Ao contrário de Restif de la Bretonne, que está conquistado para a causa revolucionária, Casanova é um símbolo do Antigo Regime. Velho e cheio de apetite - mas já não o de cariz sexual -, ele exprime a indignação dos que não se conformam com a perda dos privilégios e mostra-se incapaz de compreender aquele mundo em transformação.
Outro intelectual presente, o americano Thomas Paine, é o estrangeiro fascinado por tudo quanto veio descobrir deste lado do Atlântico, que tanto o impele a aceitar as mudanças, como o confronta com as suas ambíguas contradições.
A condessa Sophie de la Borde, dama de companhia de Maria Antonieta a quem procura juntar-se, sente uma irreprimida compreensão por tudo quanto está a virar do avesso o seu mundo ao qual não deixará, porém, de manifestar fidelidade.
A viúva que tem vinhas e se mostra racista - sugere a conhecida Veuve Cliquot - é, igualmente, contraditória, porque tão só vê a oportunidade de uma derradeira e fogosa aventura amorosa logo sente atração pelos novos valores, que tendem a tornar obsoletos aqueles que sempre tinham sido os seus.
O cabeleireiro pederasta simboliza aqueles que vindos das classes inferiores, ficaram rendidos ao convívio próximo com os que consideravam poderosos e olham os que haviam ficado cingidos ao espaço social donde tinham ascendido como sendo «feios, porcos e maus»...
E há Emile, o jovem estudante radical, que viaja no teto da diligência e cujo radicalismo intolerante já anuncia o período que se seguiria, aquele que se designaria como do Terror.
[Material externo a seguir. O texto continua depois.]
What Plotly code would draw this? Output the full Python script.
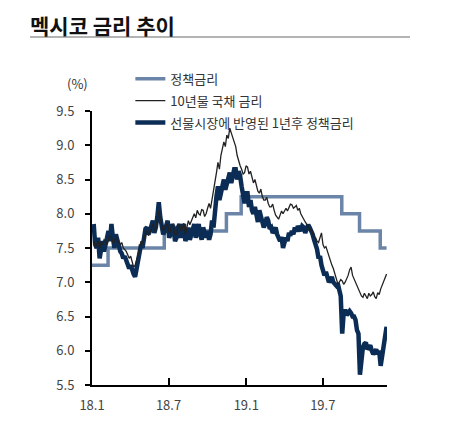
import pandas as pd
import plotly.graph_objs as go

# two points a week (Fri / Tue)
days = pd.date_range("2018-01-05", periods=199, freq="84h")

# 선물시장에 반영된 1년후 정책금리
fwd_rate = [7.85, 7.55, 7.50, 7.65, 7.35, 7.55, 7.60, 7.45, 7.55, 7.70,
            7.75, 7.60, 7.85, 7.65, 7.50, 7.70, 7.60, 7.50, 7.45, 7.42,
            7.35, 7.38, 7.30, 7.22, 7.20, 7.25, 7.15, 7.12, 7.08, 7.18,
            7.30, 7.45, 7.55, 7.50, 7.65, 7.78, 7.80, 7.70, 7.75, 7.85,
            7.90, 7.72, 7.80, 7.95, 8.17, 7.95, 7.85, 7.70, 7.75, 7.82,
            7.90, 7.65, 7.70, 7.85, 7.80, 7.60, 7.65, 7.80, 7.85, 7.65,
            7.75, 7.85, 7.60, 7.72, 7.80, 7.62, 7.70, 7.78, 7.85, 7.65,
            7.75, 7.85, 7.70, 7.62, 7.80, 7.70, 7.65, 7.75, 7.62, 7.70,
            7.90, 7.80, 8.10, 8.25, 8.40, 8.20, 8.30, 8.45, 8.50, 8.35,
            8.45, 8.55, 8.60, 8.45, 8.55, 8.65, 8.65, 8.50, 8.62, 8.55,
            8.40, 8.25, 8.15, 8.30, 8.30, 8.10, 8.20, 8.05, 8.00, 8.10,
            7.95, 7.88, 8.05, 7.95, 7.90, 7.80, 7.85, 7.95, 7.90, 7.78,
            7.80, 7.72, 7.75, 7.80, 7.70, 7.62, 7.60, 7.66, 7.50, 7.58,
            7.65, 7.60, 7.72, 7.68, 7.75, 7.70, 7.80, 7.74, 7.82, 7.78,
            7.75, 7.82, 7.80, 7.72, 7.78, 7.84, 7.80, 7.76, 7.70, 7.62,
            7.55, 7.48, 7.35, 7.38, 7.25, 7.18, 7.10, 7.15, 7.05, 7.00,
            7.03, 7.08, 7.00, 6.97, 6.95, 6.98, 6.85, 6.80, 6.25, 6.55,
            6.60, 6.52, 6.55, 6.58, 6.55, 6.50, 6.50, 6.45, 6.30, 6.25,
            5.65, 5.95, 6.05, 6.10, 6.12, 6.02, 6.05, 6.08, 6.00, 5.95,
            5.98, 6.02, 5.95, 6.00, 5.78, 5.95, 6.10, 6.20, 6.35]

# 10년물 국채 금리
bond_10y = [7.60, 7.52, 7.55, 7.60, 7.50, 7.58, 7.55, 7.62, 7.60, 7.55,
            7.62, 7.68, 7.65, 7.58, 7.60, 7.66, 7.62, 7.57, 7.55, 7.58,
            7.50, 7.48, 7.45, 7.40, 7.35, 7.38, 7.28, 7.22, 7.25, 7.32,
            7.40, 7.50, 7.60, 7.56, 7.65, 7.72, 7.75, 7.68, 7.72, 7.80,
            7.85, 7.75, 7.78, 7.92, 8.05, 7.92, 7.85, 7.76, 7.78, 7.84,
            7.85, 7.72, 7.75, 7.84, 7.80, 7.70, 7.70, 7.82, 7.85, 7.74,
            7.80, 7.86, 7.70, 7.80, 7.90, 7.84, 7.90, 7.96, 8.00, 7.94,
            8.05, 8.00, 7.98, 8.06, 8.05, 7.96, 8.00, 8.08, 8.15, 8.08,
            8.20, 8.35, 8.45, 8.60, 8.75, 8.65, 8.85, 8.95, 9.05, 8.98,
            9.15, 9.10, 9.25, 9.18, 9.10, 9.05, 8.98, 8.85, 8.75, 8.70,
            8.65, 8.58, 8.60, 8.70, 8.68, 8.58, 8.62, 8.52, 8.45, 8.50,
            8.40, 8.33, 8.30, 8.36, 8.25, 8.20, 8.20, 8.24, 8.15, 8.10,
            8.10, 8.14, 8.05, 7.98, 7.95, 7.92, 7.98, 8.04, 8.00, 8.05,
            8.08, 8.04, 8.10, 8.14, 8.13, 8.08, 8.10, 8.12, 8.05, 8.08,
            8.00, 7.95, 7.92, 7.88, 7.85, 7.80, 7.75, 7.78, 7.70, 7.66,
            7.65, 7.60, 7.58, 7.64, 7.72, 7.55, 7.50, 7.52, 7.45, 7.38,
            7.30, 7.25, 7.20, 7.12, 7.05, 6.98, 7.00, 7.04, 7.02, 6.97,
            7.00, 7.05, 7.10, 7.18, 7.22, 7.10, 7.05, 6.98, 6.93, 6.88,
            6.85, 6.80, 6.78, 6.84, 6.80, 6.76, 6.84, 6.80, 6.82, 6.86,
            6.79, 6.76, 6.85, 6.82, 6.90, 6.95, 7.00, 7.06, 7.12]

# 정책금리 (step changes)
policy_dates = ["2018-01-01", "2018-02-08", "2018-06-21", "2018-11-15", "2018-12-20",
                "2019-08-15", "2019-09-26", "2019-11-14", "2019-11-29"]
policy_rate = [7.25, 7.50, 7.75, 8.00, 8.25, 8.00, 7.75, 7.50, 7.50]

tick_dates = ["2018-01-01", "2018-07-01", "2019-01-01", "2019-07-01"]
tick_text = ["18.1", "18.7", "19.1", "19.7"]
y_ticks = [5.5, 6.0, 6.5, 7.0, 7.5, 8.0, 8.5, 9.0, 9.5]

font = "Noto Sans CJK KR"

trace_policy = go.Scatter(x=policy_dates, y=policy_rate, name="정책금리", mode="lines",
                          line=dict(color="#6b85a8", width=3.5, shape="hv"), legendrank=1,
                          legendgroup="a")
trace_fwd = go.Scatter(x=days, y=fwd_rate, name="선물시장에 반영된 1년후 정책금리", mode="lines",
                       line=dict(color="#0b2c55", width=4.5), legendrank=3, legendgroup="c")
trace_bond = go.Scatter(x=days, y=bond_10y, name="10년물 국채 금리", mode="lines",
                        line=dict(color="#222222", width=1.3), legendrank=2, legendgroup="b")

# page body has an 8px margin, so the figure is a bit smaller than the window
layout = go.Layout(
    width=466, height=434,
    margin=dict(l=84, r=87, t=103, b=57),
    paper_bgcolor="white", plot_bgcolor="white",
    font=dict(family=font, size=13, color="#444444"),
    showlegend=True,
    legend=dict(x=0.13, y=1.172, xanchor="left", yanchor="top", bgcolor="rgba(0,0,0,0)",
                font=dict(size=13, color="#333333"), tracegroupgap=2),
    xaxis=dict(type="date", range=["2018-01-01", "2019-11-30"],
               tickvals=tick_dates, ticktext=tick_text,
               ticks="inside", ticklen=7, tickwidth=2, tickcolor="black",
               showline=True, linewidth=2, linecolor="black",
               showgrid=False, zeroline=False, ticklabelstandoff=7),
    yaxis=dict(range=[5.5, 9.5], tickvals=y_ticks,
               tickformat=".1f", ticks="outside", ticklen=5, tickwidth=2, tickcolor="black",
               showline=True, linewidth=2, linecolor="black",
               showgrid=False, zeroline=False, ticklabelstandoff=8),
    yaxis2=dict(overlaying="y", range=[5.5, 9.5], tickvals=y_ticks,
                ticks="inside", ticklen=5, tickwidth=2, tickcolor="black",
                showticklabels=False, showgrid=False, zeroline=False, showline=False),
    annotations=[
        dict(text="<b>멕시코 금리 추이</b>", xref="paper", yref="paper", x=-0.215, y=1.372,
             xanchor="left", yanchor="top", showarrow=False, borderpad=0,
             font=dict(size=21, color="#111111")),
        dict(text="(%)", xref="paper", yref="paper", x=-0.048, y=1.1,
             xanchor="center", yanchor="middle", showarrow=False,
             font=dict(size=13, color="#333333")),
    ],
    shapes=[
        dict(type="line", xref="paper", yref="paper", x0=-0.21, x1=1.078, y0=1.27, y1=1.27,
             line=dict(color="#9a9a9a", width=1.5)),
    ],
)

fig = go.Figure(data=[trace_policy, trace_fwd, trace_bond], layout=layout)
fig.write_html("out.html")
É ele quem melhor representa o inconformismo popular com uma Revolução, que muito prometera, mas pouco propiciara. Razão para dar um salto em frente mais ousado, porque recorreria intensamente ao uso da guilhotina.
Em suma, num filme com um naipe prodigioso de grandes nomes do cinema a interpretarem os diferentes personagens, temos a abordagem da eterna luta entre o Velho e Novo, que continua tão atual na nossa contemporaneidade.